— START OF Supplied entries —

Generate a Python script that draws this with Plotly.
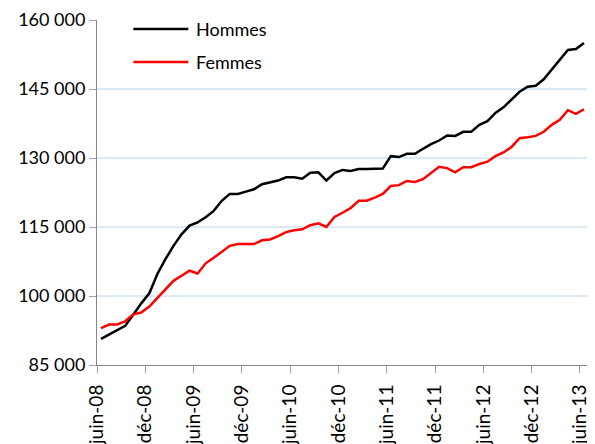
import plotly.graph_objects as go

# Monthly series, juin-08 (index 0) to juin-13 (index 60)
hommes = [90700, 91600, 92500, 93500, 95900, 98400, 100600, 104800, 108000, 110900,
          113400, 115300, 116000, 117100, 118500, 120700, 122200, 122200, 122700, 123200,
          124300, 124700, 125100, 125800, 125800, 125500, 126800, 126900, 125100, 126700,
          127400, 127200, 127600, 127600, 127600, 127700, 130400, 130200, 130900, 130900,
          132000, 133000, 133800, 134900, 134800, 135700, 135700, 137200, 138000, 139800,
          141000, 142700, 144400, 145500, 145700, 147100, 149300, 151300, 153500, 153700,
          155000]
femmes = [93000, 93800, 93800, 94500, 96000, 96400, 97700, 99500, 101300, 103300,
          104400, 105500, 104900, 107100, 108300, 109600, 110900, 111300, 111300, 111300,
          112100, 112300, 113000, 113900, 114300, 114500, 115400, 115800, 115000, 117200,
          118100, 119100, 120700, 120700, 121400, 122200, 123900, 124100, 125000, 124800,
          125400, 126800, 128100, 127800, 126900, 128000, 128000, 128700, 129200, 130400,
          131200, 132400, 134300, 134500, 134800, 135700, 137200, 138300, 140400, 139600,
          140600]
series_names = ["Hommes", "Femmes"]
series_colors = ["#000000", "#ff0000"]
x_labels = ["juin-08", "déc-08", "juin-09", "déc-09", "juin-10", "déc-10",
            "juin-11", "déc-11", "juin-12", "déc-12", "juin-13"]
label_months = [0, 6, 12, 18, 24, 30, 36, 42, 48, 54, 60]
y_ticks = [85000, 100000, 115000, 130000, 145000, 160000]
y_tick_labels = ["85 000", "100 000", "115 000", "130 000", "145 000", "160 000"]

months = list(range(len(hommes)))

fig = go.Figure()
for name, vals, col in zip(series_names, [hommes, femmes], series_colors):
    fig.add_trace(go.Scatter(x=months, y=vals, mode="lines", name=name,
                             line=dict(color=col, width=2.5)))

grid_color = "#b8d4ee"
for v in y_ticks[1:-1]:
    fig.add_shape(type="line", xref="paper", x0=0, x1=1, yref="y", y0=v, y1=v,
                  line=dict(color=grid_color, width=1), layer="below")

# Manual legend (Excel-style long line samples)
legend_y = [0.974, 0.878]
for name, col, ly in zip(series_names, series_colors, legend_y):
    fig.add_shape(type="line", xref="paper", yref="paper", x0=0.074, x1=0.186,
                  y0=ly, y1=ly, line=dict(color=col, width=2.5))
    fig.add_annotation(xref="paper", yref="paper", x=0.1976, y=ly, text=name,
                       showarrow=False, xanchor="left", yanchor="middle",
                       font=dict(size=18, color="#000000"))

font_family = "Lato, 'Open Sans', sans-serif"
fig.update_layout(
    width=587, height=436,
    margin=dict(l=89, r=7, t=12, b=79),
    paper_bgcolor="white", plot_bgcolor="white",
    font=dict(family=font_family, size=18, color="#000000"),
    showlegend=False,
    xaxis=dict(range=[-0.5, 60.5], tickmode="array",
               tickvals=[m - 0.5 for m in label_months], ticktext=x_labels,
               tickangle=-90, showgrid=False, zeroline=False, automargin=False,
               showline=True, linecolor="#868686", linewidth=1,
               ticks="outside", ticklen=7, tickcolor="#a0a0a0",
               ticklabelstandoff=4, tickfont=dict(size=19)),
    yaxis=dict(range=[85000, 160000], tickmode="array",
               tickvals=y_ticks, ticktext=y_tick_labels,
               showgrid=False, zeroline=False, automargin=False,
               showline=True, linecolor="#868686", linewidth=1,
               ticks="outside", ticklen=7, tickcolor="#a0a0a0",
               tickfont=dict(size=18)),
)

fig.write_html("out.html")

— END OF Supplied entries —
— START OF Supplied entries —

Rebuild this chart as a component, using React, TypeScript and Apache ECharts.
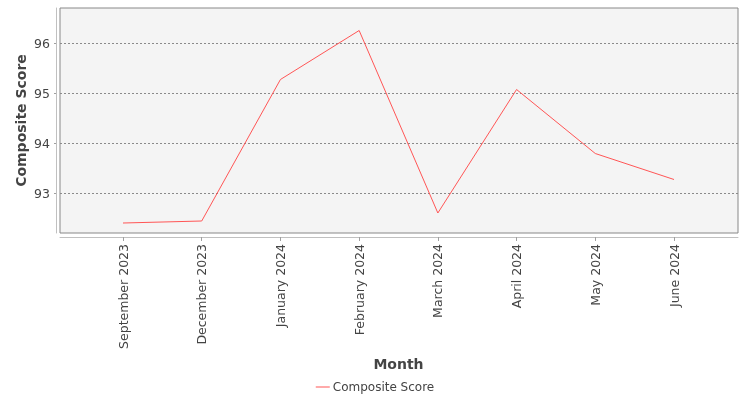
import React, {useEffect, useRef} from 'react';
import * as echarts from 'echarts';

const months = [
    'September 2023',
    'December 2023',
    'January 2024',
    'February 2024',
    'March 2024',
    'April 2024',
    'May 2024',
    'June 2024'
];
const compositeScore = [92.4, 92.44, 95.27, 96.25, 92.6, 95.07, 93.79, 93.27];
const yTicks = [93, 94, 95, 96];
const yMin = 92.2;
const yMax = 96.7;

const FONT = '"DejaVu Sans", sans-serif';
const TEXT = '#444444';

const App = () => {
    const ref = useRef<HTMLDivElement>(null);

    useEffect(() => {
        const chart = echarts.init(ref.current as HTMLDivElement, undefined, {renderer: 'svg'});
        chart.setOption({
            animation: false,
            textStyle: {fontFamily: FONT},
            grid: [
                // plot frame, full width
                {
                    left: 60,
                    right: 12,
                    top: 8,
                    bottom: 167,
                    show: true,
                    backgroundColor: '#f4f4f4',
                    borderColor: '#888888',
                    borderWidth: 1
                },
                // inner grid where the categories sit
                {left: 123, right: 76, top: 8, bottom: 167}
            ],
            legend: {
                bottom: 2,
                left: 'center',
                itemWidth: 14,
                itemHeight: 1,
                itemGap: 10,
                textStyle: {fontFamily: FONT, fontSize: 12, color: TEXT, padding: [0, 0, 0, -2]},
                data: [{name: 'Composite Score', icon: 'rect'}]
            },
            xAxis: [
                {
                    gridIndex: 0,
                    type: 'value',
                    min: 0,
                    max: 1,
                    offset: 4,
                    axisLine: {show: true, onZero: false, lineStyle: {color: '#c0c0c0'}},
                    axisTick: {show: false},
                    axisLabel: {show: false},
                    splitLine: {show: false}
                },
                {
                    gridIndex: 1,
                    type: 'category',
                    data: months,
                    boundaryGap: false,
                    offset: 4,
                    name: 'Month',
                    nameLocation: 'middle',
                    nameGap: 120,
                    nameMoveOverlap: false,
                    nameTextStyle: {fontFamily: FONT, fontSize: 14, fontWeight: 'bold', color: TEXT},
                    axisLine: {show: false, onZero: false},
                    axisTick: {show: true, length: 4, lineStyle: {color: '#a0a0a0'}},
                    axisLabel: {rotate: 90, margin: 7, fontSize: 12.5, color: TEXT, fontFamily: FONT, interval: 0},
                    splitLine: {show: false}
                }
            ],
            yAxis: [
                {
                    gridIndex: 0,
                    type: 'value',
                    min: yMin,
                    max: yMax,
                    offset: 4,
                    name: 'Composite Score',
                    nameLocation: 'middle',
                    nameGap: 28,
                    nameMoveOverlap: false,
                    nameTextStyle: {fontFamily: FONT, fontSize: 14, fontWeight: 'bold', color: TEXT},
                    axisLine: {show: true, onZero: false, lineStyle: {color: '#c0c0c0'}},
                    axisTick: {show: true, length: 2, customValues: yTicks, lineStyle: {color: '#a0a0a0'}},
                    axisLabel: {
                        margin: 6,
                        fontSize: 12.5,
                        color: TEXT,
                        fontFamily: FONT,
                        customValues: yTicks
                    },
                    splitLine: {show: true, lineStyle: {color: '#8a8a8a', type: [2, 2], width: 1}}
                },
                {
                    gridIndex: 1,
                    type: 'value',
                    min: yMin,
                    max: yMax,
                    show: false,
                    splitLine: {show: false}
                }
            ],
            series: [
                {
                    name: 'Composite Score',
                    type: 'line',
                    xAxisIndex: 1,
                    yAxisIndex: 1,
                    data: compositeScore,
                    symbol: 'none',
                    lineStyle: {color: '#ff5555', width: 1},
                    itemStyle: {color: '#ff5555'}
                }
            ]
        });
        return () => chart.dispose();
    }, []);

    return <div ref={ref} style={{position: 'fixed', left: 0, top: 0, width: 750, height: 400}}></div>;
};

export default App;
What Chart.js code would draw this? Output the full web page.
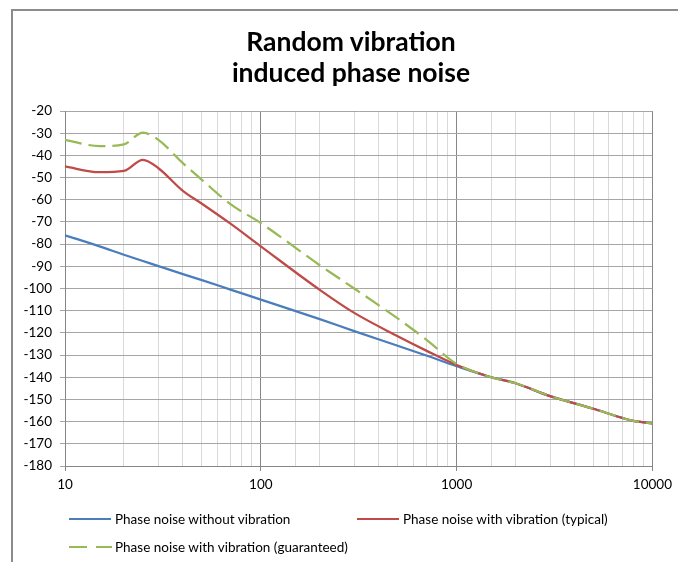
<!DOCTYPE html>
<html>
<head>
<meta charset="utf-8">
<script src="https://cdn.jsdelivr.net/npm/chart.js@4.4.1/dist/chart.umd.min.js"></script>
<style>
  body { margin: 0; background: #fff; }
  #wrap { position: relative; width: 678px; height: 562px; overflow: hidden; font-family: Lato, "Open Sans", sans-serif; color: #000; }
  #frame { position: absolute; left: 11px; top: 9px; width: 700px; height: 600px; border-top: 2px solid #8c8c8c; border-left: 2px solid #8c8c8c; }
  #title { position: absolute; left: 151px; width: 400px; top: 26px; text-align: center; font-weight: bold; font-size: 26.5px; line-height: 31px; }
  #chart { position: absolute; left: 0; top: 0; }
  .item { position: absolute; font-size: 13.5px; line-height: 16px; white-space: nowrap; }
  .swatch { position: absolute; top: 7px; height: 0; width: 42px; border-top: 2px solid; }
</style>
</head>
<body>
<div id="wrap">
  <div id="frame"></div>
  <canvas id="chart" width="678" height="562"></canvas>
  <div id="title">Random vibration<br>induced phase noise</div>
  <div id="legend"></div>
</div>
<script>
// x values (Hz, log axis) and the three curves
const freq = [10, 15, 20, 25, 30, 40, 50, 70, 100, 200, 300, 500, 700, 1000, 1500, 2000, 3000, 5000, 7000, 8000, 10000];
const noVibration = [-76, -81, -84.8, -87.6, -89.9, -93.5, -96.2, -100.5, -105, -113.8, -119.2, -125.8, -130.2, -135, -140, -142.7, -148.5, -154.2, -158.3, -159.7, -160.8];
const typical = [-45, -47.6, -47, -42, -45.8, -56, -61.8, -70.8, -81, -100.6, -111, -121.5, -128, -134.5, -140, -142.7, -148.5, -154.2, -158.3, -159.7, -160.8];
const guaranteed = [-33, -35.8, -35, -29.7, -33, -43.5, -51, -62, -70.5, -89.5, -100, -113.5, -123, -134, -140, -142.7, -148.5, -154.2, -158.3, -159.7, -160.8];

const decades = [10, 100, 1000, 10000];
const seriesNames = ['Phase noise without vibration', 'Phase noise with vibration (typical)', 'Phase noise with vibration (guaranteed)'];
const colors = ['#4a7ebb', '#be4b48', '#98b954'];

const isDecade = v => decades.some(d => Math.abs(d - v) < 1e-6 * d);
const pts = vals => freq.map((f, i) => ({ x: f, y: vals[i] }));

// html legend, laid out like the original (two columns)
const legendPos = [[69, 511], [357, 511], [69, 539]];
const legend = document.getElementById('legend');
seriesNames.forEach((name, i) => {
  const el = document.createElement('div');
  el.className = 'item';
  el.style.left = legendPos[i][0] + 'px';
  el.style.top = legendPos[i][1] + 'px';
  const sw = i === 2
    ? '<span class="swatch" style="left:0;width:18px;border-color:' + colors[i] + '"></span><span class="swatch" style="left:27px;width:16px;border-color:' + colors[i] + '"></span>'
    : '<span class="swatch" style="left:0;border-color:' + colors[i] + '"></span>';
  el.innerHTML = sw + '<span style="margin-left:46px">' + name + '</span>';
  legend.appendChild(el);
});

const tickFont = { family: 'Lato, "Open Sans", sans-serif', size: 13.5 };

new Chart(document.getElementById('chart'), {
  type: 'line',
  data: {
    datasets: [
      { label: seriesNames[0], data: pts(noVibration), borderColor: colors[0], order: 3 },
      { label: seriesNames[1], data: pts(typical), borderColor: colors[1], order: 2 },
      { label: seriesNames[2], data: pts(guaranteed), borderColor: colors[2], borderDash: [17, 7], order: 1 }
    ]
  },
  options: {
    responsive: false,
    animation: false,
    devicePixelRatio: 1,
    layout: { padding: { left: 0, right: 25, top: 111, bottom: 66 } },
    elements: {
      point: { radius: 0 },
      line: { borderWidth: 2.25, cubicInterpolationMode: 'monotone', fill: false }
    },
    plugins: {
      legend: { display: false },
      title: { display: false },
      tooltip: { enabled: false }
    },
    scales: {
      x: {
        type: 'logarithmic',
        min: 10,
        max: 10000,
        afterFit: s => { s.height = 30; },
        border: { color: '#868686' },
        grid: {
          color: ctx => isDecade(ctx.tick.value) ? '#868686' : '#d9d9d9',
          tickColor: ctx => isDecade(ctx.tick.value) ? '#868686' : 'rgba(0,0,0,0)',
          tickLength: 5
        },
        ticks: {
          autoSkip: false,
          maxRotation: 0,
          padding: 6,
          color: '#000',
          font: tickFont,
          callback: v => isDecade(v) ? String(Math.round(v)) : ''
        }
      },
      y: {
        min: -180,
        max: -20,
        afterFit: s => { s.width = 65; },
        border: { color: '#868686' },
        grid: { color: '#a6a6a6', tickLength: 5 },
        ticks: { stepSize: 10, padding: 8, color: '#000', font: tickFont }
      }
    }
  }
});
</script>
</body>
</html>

— END OF Supplied entries —
— START OF Supplied entries —

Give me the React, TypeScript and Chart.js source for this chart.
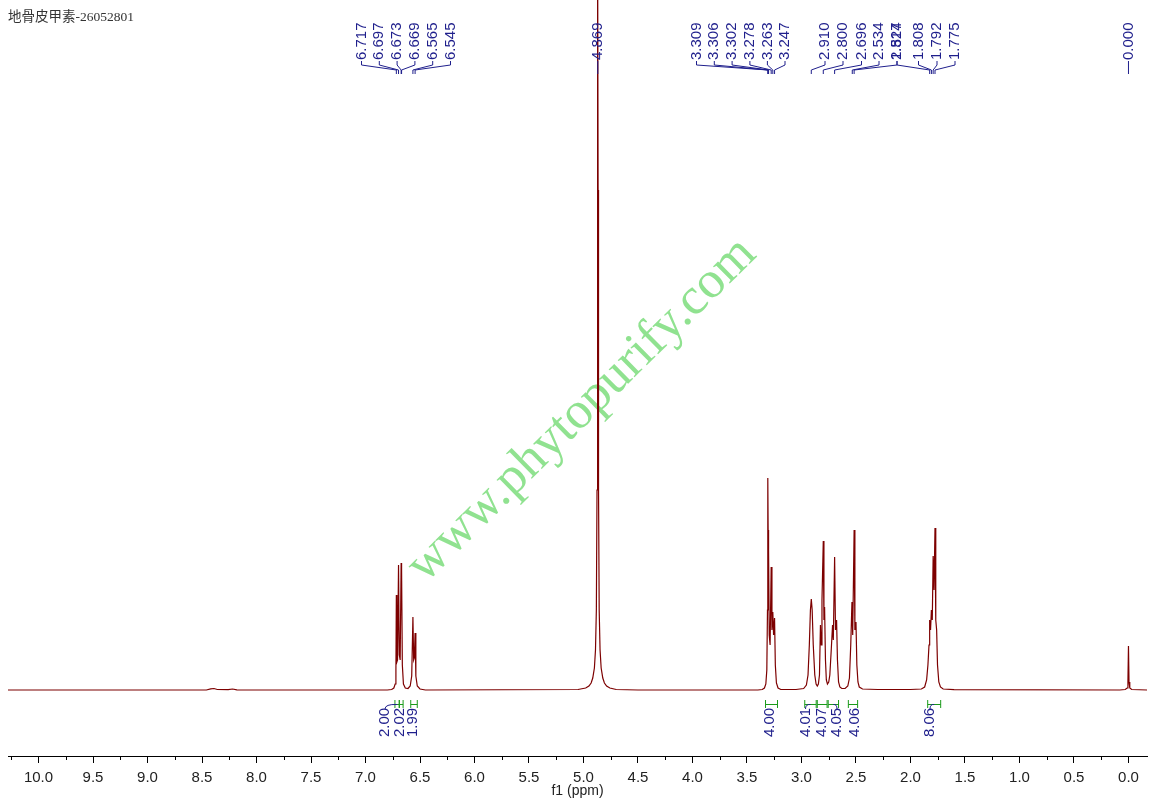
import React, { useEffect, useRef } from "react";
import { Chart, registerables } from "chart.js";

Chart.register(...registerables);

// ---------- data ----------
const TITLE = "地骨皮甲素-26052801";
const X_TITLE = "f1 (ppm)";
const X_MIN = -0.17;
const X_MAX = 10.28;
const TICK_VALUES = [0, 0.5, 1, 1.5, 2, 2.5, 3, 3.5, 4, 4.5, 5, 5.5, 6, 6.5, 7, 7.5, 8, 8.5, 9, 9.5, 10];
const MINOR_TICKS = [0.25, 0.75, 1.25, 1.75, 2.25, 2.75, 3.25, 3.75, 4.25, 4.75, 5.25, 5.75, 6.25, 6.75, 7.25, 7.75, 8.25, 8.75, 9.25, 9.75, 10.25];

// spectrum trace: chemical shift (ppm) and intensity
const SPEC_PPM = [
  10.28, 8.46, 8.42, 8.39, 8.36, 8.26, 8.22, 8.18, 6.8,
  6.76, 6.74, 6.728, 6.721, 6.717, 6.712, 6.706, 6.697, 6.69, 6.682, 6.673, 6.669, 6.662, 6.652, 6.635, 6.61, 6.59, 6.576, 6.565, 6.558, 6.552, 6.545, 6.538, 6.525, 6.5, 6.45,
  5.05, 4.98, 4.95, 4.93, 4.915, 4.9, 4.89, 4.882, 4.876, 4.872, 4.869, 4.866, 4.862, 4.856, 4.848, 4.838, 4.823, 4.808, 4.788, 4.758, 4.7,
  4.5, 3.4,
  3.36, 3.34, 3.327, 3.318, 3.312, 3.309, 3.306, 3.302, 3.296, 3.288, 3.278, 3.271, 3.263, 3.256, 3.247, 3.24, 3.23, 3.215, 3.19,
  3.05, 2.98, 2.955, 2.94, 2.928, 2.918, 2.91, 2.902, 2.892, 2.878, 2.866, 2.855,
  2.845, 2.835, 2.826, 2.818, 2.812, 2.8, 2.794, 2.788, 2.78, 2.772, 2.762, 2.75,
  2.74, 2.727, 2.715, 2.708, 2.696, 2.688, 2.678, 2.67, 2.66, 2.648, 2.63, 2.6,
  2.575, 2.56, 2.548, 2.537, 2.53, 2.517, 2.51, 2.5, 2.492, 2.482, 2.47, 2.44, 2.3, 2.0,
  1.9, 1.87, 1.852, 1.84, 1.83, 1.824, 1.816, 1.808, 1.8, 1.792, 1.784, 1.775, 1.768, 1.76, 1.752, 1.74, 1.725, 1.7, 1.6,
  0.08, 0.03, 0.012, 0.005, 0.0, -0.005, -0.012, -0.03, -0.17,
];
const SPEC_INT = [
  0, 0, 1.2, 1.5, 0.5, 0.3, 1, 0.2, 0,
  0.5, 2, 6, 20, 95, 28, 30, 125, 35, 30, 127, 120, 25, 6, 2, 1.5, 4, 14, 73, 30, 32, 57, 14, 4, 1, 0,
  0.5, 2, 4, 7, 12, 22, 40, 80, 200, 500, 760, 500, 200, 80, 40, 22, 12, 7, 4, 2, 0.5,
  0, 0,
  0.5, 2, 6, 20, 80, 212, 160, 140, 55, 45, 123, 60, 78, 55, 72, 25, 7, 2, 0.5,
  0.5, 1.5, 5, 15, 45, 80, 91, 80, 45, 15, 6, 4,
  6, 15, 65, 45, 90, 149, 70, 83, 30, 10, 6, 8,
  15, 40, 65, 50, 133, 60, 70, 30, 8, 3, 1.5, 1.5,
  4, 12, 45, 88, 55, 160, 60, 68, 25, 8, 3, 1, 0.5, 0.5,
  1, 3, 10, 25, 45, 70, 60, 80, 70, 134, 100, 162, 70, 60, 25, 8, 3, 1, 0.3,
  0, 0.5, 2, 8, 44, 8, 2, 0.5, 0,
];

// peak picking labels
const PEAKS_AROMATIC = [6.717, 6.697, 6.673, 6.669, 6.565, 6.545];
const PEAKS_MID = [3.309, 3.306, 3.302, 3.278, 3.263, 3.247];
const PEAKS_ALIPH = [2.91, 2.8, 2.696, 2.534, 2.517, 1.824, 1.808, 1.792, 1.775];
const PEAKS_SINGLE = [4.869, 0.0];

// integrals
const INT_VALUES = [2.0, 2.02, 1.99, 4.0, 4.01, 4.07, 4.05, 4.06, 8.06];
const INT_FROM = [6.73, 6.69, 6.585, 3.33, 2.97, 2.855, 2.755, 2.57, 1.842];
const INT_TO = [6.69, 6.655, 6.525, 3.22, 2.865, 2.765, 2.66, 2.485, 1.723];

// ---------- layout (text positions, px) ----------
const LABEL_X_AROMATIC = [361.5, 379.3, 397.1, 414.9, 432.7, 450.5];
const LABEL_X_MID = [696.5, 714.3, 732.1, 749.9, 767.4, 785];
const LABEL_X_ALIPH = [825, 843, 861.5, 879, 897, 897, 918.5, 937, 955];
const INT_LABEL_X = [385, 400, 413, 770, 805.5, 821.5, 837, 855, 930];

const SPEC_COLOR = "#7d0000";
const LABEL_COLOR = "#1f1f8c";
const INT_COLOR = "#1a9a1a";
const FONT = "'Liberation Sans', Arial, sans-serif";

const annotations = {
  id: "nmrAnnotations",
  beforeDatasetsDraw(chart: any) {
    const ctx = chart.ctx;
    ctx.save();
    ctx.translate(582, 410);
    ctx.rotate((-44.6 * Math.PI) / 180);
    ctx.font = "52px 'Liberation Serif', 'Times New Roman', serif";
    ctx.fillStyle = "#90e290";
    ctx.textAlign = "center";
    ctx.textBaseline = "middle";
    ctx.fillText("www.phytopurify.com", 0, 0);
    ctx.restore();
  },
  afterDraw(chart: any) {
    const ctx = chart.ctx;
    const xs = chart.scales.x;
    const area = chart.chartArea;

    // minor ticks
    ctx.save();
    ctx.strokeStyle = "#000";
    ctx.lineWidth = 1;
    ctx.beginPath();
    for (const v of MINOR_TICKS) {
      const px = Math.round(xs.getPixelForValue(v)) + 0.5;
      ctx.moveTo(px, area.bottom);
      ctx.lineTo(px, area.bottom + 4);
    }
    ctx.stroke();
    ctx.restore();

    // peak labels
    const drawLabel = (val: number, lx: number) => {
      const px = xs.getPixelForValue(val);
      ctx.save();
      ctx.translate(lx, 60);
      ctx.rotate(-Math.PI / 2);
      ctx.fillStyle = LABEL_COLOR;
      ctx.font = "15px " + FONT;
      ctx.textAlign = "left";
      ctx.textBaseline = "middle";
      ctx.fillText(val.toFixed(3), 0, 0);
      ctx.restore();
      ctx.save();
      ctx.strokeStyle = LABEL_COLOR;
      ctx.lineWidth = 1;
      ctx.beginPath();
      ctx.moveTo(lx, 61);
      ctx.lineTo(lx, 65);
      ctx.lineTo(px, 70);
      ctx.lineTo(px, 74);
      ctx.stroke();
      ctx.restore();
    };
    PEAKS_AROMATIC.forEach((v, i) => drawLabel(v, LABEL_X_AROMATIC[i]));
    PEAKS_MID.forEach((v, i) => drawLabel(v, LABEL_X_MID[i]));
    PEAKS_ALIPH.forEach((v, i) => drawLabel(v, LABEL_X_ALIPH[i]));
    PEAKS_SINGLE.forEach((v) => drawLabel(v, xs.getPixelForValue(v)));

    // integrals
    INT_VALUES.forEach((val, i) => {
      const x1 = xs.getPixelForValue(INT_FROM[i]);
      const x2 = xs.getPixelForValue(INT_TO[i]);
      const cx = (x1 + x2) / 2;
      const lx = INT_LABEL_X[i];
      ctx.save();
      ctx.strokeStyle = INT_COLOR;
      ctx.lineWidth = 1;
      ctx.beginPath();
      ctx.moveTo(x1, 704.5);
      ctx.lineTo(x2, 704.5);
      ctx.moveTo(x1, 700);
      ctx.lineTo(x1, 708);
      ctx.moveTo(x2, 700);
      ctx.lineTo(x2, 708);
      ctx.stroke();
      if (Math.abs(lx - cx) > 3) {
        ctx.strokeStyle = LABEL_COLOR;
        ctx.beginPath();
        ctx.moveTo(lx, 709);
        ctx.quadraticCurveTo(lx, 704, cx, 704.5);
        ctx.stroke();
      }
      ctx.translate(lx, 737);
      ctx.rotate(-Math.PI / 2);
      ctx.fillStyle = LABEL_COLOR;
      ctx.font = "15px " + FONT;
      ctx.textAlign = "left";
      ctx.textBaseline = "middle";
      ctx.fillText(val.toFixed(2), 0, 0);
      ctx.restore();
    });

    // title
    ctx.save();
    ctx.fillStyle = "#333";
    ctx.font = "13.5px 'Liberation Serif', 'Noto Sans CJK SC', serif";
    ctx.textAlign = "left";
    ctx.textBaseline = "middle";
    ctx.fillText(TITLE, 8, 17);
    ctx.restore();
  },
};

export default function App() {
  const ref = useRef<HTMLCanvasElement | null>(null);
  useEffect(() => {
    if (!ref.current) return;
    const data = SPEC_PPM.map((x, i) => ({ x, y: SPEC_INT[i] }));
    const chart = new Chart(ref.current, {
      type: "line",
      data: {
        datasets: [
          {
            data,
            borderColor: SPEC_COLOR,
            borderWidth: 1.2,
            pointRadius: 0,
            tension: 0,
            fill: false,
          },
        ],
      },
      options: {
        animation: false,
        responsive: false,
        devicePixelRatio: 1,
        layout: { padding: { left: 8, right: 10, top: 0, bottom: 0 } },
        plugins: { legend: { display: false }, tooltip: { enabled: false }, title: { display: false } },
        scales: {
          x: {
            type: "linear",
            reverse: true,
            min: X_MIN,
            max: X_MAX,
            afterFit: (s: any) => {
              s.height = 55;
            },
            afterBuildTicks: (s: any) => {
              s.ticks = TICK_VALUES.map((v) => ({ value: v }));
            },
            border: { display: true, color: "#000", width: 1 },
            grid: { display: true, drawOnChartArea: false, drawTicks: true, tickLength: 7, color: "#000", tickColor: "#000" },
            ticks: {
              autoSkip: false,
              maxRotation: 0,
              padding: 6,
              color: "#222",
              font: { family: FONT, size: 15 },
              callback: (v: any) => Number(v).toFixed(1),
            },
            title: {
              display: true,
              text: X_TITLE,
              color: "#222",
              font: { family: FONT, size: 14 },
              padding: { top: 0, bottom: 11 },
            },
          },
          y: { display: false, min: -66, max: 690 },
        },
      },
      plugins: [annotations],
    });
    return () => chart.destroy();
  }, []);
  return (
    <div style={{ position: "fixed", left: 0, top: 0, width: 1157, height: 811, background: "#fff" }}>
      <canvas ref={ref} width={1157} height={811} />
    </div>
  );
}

— END OF Supplied entries —

■ Set problem: Look above for the line with "Rebuild this chart" and the line with "const ref = useRef<HTMLDivElement>(null);", then copy exactly the lines from the first through the second, both kept, with no pictures.

■ Solution to this problem:
Rebuild this chart as a component, using React, TypeScript and Apache ECharts.
import React, {useEffect, useRef} from 'react';
import * as echarts from 'echarts';

const months = [
    'September 2023',
    'December 2023',
    'January 2024',
    'February 2024',
    'March 2024',
    'April 2024',
    'May 2024',
    'June 2024'
];
const compositeScore = [92.4, 92.44, 95.27, 96.25, 92.6, 95.07, 93.79, 93.27];
const yTicks = [93, 94, 95, 96];
const yMin = 92.2;
const yMax = 96.7;

const FONT = '"DejaVu Sans", sans-serif';
const TEXT = '#444444';

const App = () => {
    const ref = useRef<HTMLDivElement>(null);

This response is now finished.